My age is 66 and I was told throughout the 60s and 70s, “oh, the testing and SATs say you are in the top 1% to 2% of intelligence (I’m not exotically smart, AND, trust me, there is a pretty long list of characteristics I would wish for my grandchildren over IQ — just trust me on it) … and you are underperforming because you are not applying yourself.” I was told that I was undisciplined and immature (which I think is true).
I got my degree in business and had a successful career. When ADD diagnosis began appearing in 1980s (that’s when I noticed them) … I thought, “oh, I have these symptoms”. So, I asked family and friends, “is this how you experience me?”. Resounding, “dah, YES”.

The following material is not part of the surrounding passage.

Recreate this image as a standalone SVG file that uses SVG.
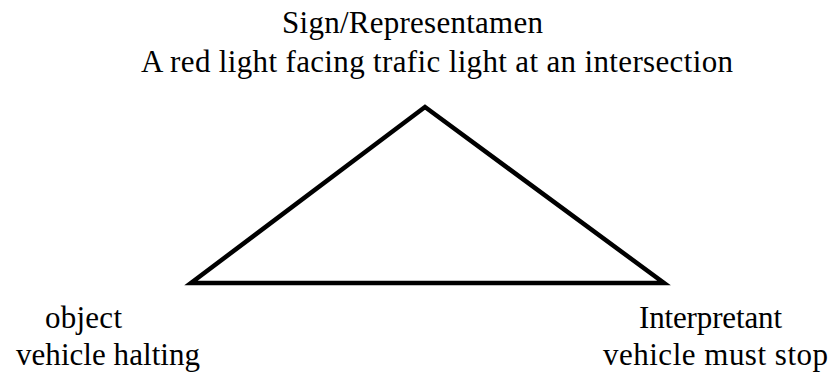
<svg xmlns="http://www.w3.org/2000/svg" width="829" height="372" viewBox="0 0 829 372">
<style>
text{font-family:"Liberation Serif","Times New Roman",serif;font-size:31px;fill:#000}
.edge{fill:none;stroke:#000;stroke-width:4.5;stroke-linejoin:miter}
</style>
<rect width="829" height="372" fill="#fff"/>
<g id="connectors">
<path class="edge" d="M425,107 L664,283 L191,283 Z"/>
</g>
<g id="sign">
<text x="282" y="33" textLength="261" lengthAdjust="spacing">Sign/Representamen</text>
<text x="141" y="72" textLength="592" lengthAdjust="spacing">A red light facing trafic light at an intersection</text>
</g>
<g id="object">
<text x="45" y="328" textLength="77" lengthAdjust="spacing">object</text>
<text x="16" y="365" textLength="184" lengthAdjust="spacing">vehicle halting</text>
</g>
<g id="interpretant">
<text x="639" y="328" textLength="143" lengthAdjust="spacing">Interpretant</text>
<text x="603" y="365" textLength="225" lengthAdjust="spacing">vehicle must stop</text>
</g>
</svg>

A few years ago I brought this up to my GP MD at annual physical and he said, “you’ve made it this far, I don’t see any need to medicate something you’ve learned to cope with” and I accepted that diagnosis and opinion.
That said, like college kids using ADD meds as speed to study for exams, if I came across 1/2 dozen low dosage ADD meds (I don’t know how that would happen) … against what I am sure would be the consensus of medical, neurological and biologists … I am going to self experiment (following prescription no abuse) to see for 2–3 days what chemical solution feels like. I wrote this response to see my own self examination words — I guess I have a “libertarian” streak that questions how tightly our culture is “conformist” even down to an old man (totally beneficiary of white male privilege).
Let me change my words. I more than question how much culture does conformist boundary definition. My guess is that the human population of this planet is subliminally conformed to culture beyond our wildest imagination. My guess is even our sociopaths are more conformist than would be assumptive — after all they even learn to manipulate, operate.
In conclusion I have a technique to add to the list in this article. Try gardening. Do all the suggestions above repetitively to the soil, water and plants in a caring way day after day. Talk to the soil, water and plants and love them. As someone who I think is moderately ADD if one is capable of gardening my antidotal evidence is that can be helpful. My gardens so far have suffered neglect abuse but I am determined to progress — it’s good for me and the plants and creatures. Better for me than the earth, but the earth is more loving than I am capable of.